Topic URLhttp://board.okayplayer.com/okp.php?az=show_topic&forum=5&topic_id=3028902&mesg_id=3029123
3029123, I find this part interesting.
Posted by LeroyBumpkin, Fri Dec-18-20 03:36 PM
>I consider a genius to create a *new* way to organize music or
>a new way to contextualize music. I don't get the sense that
>either artist is like Dre or RZA or Q-Tip or Bomb Squad in
>that they created something so new and iconoclastic that I
>can't unhear it and I don't look at music the same way again.

Let's look at "Neo Soul" in movements:

1ST MOVEMENT / Late 80s, Early 90s
- Soul II Soul
- Omar
- Loose Ends
- Me'Shell Ndegéocello

2ND MOVEMENT / Mid 90s
- D'Angelo
- Erykah Badu
- Maxwell

Now JAY DEE comes in being heavily influenced by Pete Rock & CL Smooth's
The Main Ingredient and Tribe's Midnight Marauders and then makes beats for
The Pharcyde, De La Soul, Brand New Heavies, and Tribe's new album Beats Rhymes & Life.
And although they haven't been released yet, has already made Slum Village Vol. 1 and parts of Vol. 2.

All of this ^^^ changed what's below.

3RD MOVEMENT / 2000
- D'Angelo's Voodoo
- Erykah Badu's Mama's Gun
- Commong LWFC
- Hi-Tek's entire style (see: The Blast)

I say all that to say that Jay Dee WAS the 3rd movement to Neo Soul all by himself.
He alone changed how R&B/Soul and Hip Hop were made. Those albums above don't sound like they do without Jay Dee.
Specifically the drumming, HOW samples are used and flipped, the type of samples used.
Giving everything a feel of a live drummer.

So I read these comments about how Jay Dee wasn't a genius or all that influential,
or that he's not up there with Dre or RZA and I'm confused because LIKE them, his sound influenced an entire era and had people trying to copy him.
There was a time where most of the music coming out underground and on the radio was either BY him or a producer trying their best to BE him.

What's that interlude on Pete Rock's Soul Survivor album?
"This cat was literally changing groups."

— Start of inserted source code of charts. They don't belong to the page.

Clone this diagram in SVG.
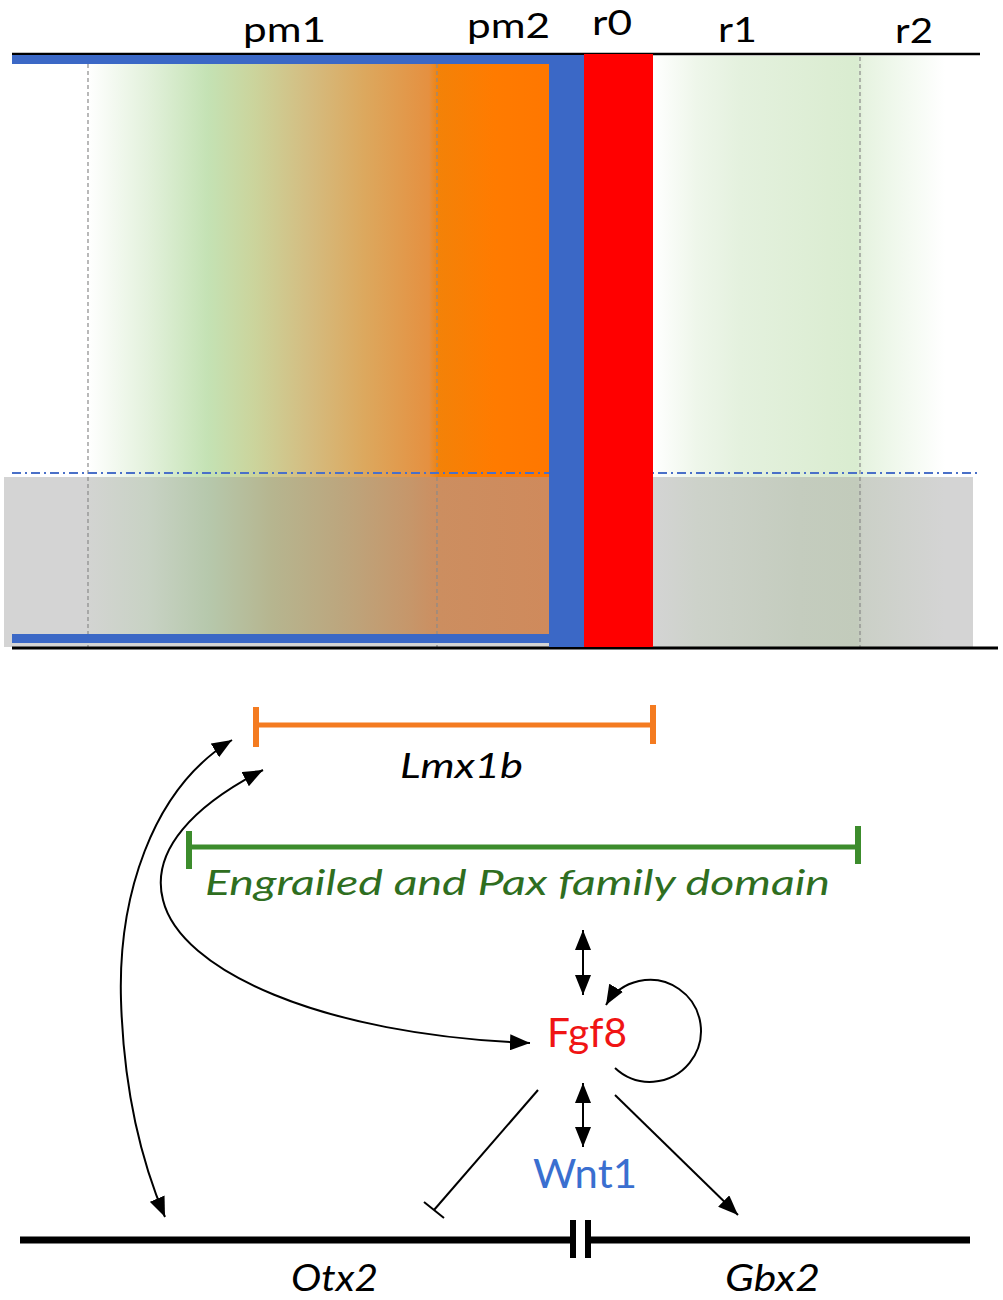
<svg xmlns="http://www.w3.org/2000/svg" width="1003" height="1300" viewBox="0 0 1003 1300">
<style>
.lbl{font-family:Lato,"Open Sans","Liberation Sans",sans-serif;fill:#000}
.it{font-style:italic}
.conn{fill:none;stroke:#000;stroke-width:2}
.vdash{stroke:#8a8a8a;stroke-width:1.2;stroke-dasharray:4 3;fill:none}
</style>
<defs>
<linearGradient id="gUL" x1="88" y1="0" x2="549" y2="0" gradientUnits="userSpaceOnUse">
<stop offset="0" stop-color="#ffffff"/>
<stop offset="0.13" stop-color="#e3f1dc"/>
<stop offset="0.26" stop-color="#c4e2b4"/>
<stop offset="0.36" stop-color="#cbd49c"/>
<stop offset="0.48" stop-color="#d4bc80"/>
<stop offset="0.6" stop-color="#dca85e"/>
<stop offset="0.74" stop-color="#e59040"/>
<stop offset="0.76" stop-color="#f38208"/>
<stop offset="0.88" stop-color="#ff7b00"/>
<stop offset="1" stop-color="#ff7700"/>
</linearGradient>
<linearGradient id="gLL" x1="88" y1="0" x2="549" y2="0" gradientUnits="userSpaceOnUse">
<stop offset="0" stop-color="#d3d4d2"/>
<stop offset="0.13" stop-color="#c8d2c4"/>
<stop offset="0.26" stop-color="#b6c8ac"/>
<stop offset="0.4" stop-color="#b6b58f"/>
<stop offset="0.55" stop-color="#bca67e"/>
<stop offset="0.7" stop-color="#c6966a"/>
<stop offset="0.76" stop-color="#cc8e60"/>
<stop offset="1" stop-color="#cf8a5c"/>
</linearGradient>
<linearGradient id="gUR" x1="653" y1="0" x2="945" y2="0" gradientUnits="userSpaceOnUse">
<stop offset="0" stop-color="#ffffff"/>
<stop offset="0.15" stop-color="#eef6ea"/>
<stop offset="0.3" stop-color="#e4f1de"/>
<stop offset="0.6" stop-color="#dcedd3"/>
<stop offset="0.7" stop-color="#d9ecd0"/>
<stop offset="0.72" stop-color="#e6f3e0"/>
<stop offset="0.9" stop-color="#f6fbf4"/>
<stop offset="1" stop-color="#ffffff"/>
</linearGradient>
<linearGradient id="gLR" x1="653" y1="0" x2="945" y2="0" gradientUnits="userSpaceOnUse">
<stop offset="0" stop-color="#d4d4d4"/>
<stop offset="0.15" stop-color="#cdd2ca"/>
<stop offset="0.5" stop-color="#c4ccbe"/>
<stop offset="0.7" stop-color="#c2cbbb"/>
<stop offset="0.72" stop-color="#cbd0c7"/>
<stop offset="1" stop-color="#d4d4d4"/>
</linearGradient>
<marker id="ah" viewBox="0 0 20 16" refX="20" refY="8" markerWidth="20" markerHeight="16" markerUnits="userSpaceOnUse" orient="auto-start-reverse">
<path d="M0,0 L20,8 L0,16 Z" fill="#000"/>
</marker>
</defs>
<rect width="1003" height="1300" fill="#ffffff"/>

<g id="section-map">
<rect x="88" y="64" width="461" height="413" fill="url(#gUL)"/>
<rect x="653" y="56" width="292" height="421" fill="url(#gUR)"/>
<rect x="4" y="477" width="969" height="170" fill="#d4d4d4"/>
<rect x="88" y="477" width="461" height="157" fill="url(#gLL)"/>
<rect x="653" y="477" width="292" height="170" fill="url(#gLR)"/>
<line class="vdash" x1="88" y1="57" x2="88" y2="648"/>
<line class="vdash" x1="437" y1="57" x2="437" y2="648"/>
<line class="vdash" x1="860" y1="57" x2="860" y2="648"/>
<line x1="12" y1="473" x2="978" y2="473" stroke="#4a70c8" stroke-width="2.2" stroke-dasharray="9 4 2 4"/>
<line x1="12" y1="54" x2="980" y2="54" stroke="#000" stroke-width="2.5"/>
<line x1="12" y1="648" x2="998" y2="648" stroke="#000" stroke-width="3"/>
<rect x="12" y="55" width="540" height="9" fill="#3b68c6"/>
<rect x="12" y="634" width="540" height="9" fill="#3b68c6"/>
<rect x="549" y="55" width="35" height="592" fill="#3b68c6"/>
<rect x="584" y="54" width="69" height="593" fill="#ff0000"/>
</g>

<g id="segment-labels">
<text id="lbl-pm1" class="lbl" x="243" y="42" font-size="35" textLength="83" lengthAdjust="spacingAndGlyphs">pm1</text>
<text id="lbl-pm2" class="lbl" x="467" y="38" font-size="35" textLength="83" lengthAdjust="spacingAndGlyphs">pm2</text>
<text id="lbl-r0" class="lbl" x="592" y="35" font-size="35" textLength="40" lengthAdjust="spacingAndGlyphs">r0</text>
<text id="lbl-r1" class="lbl" x="718" y="42" font-size="35" textLength="39" lengthAdjust="spacingAndGlyphs">r1</text>
<text id="lbl-r2" class="lbl" x="895" y="43" font-size="35" textLength="38" lengthAdjust="spacingAndGlyphs">r2</text>
</g>

<g id="node-lmx1b">
<line x1="256" y1="725" x2="653" y2="725" stroke="#f47b20" stroke-width="5"/>
<line x1="256" y1="707" x2="256" y2="747" stroke="#f47b20" stroke-width="6"/>
<line x1="653" y1="705" x2="653" y2="744" stroke="#f47b20" stroke-width="6"/>
<text class="lbl it" x="400" y="778" font-size="35" textLength="123" lengthAdjust="spacingAndGlyphs">Lmx1b</text>
</g>

<g id="node-engrailed-pax">
<line x1="189" y1="847" x2="858" y2="847" stroke="#3c8c2c" stroke-width="5"/>
<line x1="189" y1="831" x2="189" y2="869" stroke="#3c8c2c" stroke-width="6"/>
<line x1="858" y1="826" x2="858" y2="864" stroke="#3c8c2c" stroke-width="6"/>
<text class="lbl it" x="205" y="895" font-size="35" style="fill:#2f6e1f" textLength="625" lengthAdjust="spacingAndGlyphs">Engrailed and Pax family domain</text>
</g>

<g id="node-fgf8">
<text class="lbl" x="547" y="1047" font-size="41" style="fill:#f01414" textLength="80" lengthAdjust="spacingAndGlyphs">Fgf8</text>
</g>

<g id="node-wnt1">
<text class="lbl" x="533" y="1188" font-size="41" style="fill:#3a6fd0" textLength="104" lengthAdjust="spacingAndGlyphs">Wnt1</text>
</g>

<g id="node-axis">
<line x1="20" y1="1240" x2="573" y2="1240" stroke="#000" stroke-width="7"/>
<line x1="588" y1="1240" x2="970" y2="1240" stroke="#000" stroke-width="7"/>
<rect x="570" y="1220" width="6" height="38" fill="#000"/>
<rect x="585" y="1220" width="6" height="38" fill="#000"/>
</g>

<g id="node-otx2">
<text class="lbl it" x="291" y="1291" font-size="36" textLength="87" lengthAdjust="spacingAndGlyphs">Otx2</text>
</g>

<g id="node-gbx2">
<text class="lbl it" x="725" y="1291" font-size="36" textLength="95" lengthAdjust="spacingAndGlyphs">Gbx2</text>
</g>

<g id="connectors">
<path class="conn" d="M232,740 C150,790 118,900 121,1000 C124,1100 145,1170 165,1217" marker-start="url(#ah)" marker-end="url(#ah)"/>
<path class="conn" d="M263,770 C195,805 150,850 163,900 C180,970 320,1035 530,1043" marker-start="url(#ah)" marker-end="url(#ah)"/>
<line class="conn" x1="583" y1="930" x2="583" y2="995" marker-start="url(#ah)" marker-end="url(#ah)"/>
<path class="conn" d="M615,1068 A51,51 0 1 0 606,1005" marker-end="url(#ah)"/>
<line class="conn" x1="583" y1="1083" x2="583" y2="1147" marker-start="url(#ah)" marker-end="url(#ah)"/>
<line class="conn" x1="615" y1="1095" x2="738" y2="1215" marker-end="url(#ah)"/>
<line class="conn" x1="538" y1="1090" x2="434" y2="1210" stroke-width="1.6"/>
<line class="conn" x1="424" y1="1202" x2="444" y2="1218" stroke-width="1.6"/>
</g>
</svg>
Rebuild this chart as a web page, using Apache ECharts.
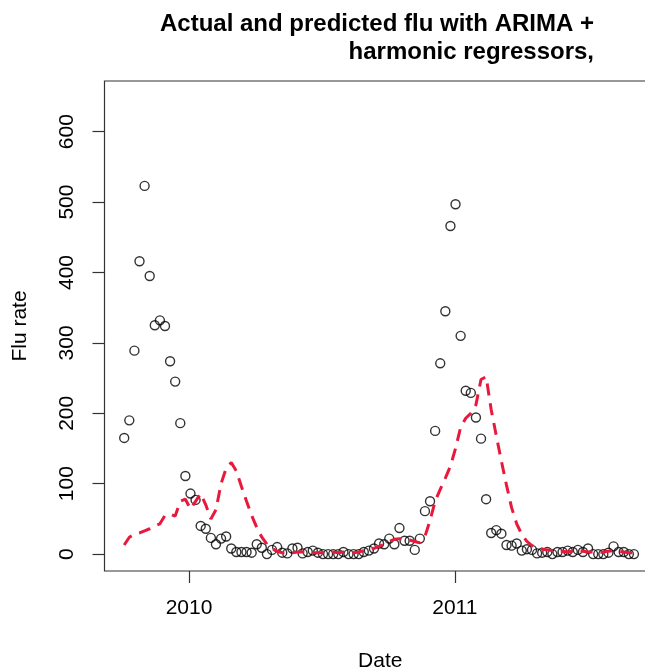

And if I may continue, Jay Dee's early sound has a ton of children:

- Nicolay (FE's Connected is a love letter to Jay Dee)
- Tall Black Guy
- Georgia Anne Muldrow
- Waajeed
- Dwele
- A Touch Of Jazz
- Stuart Zender
- Potatohead People
- Owusu & Hannibal
- Early Zo!
- Electric Wire Hustle
- Gwen Bunn

I TOTALLY understand not LIKING the music.
But I feel like there's a lack of understanding of where Jay Dee fits
and the larger concept of the music he made.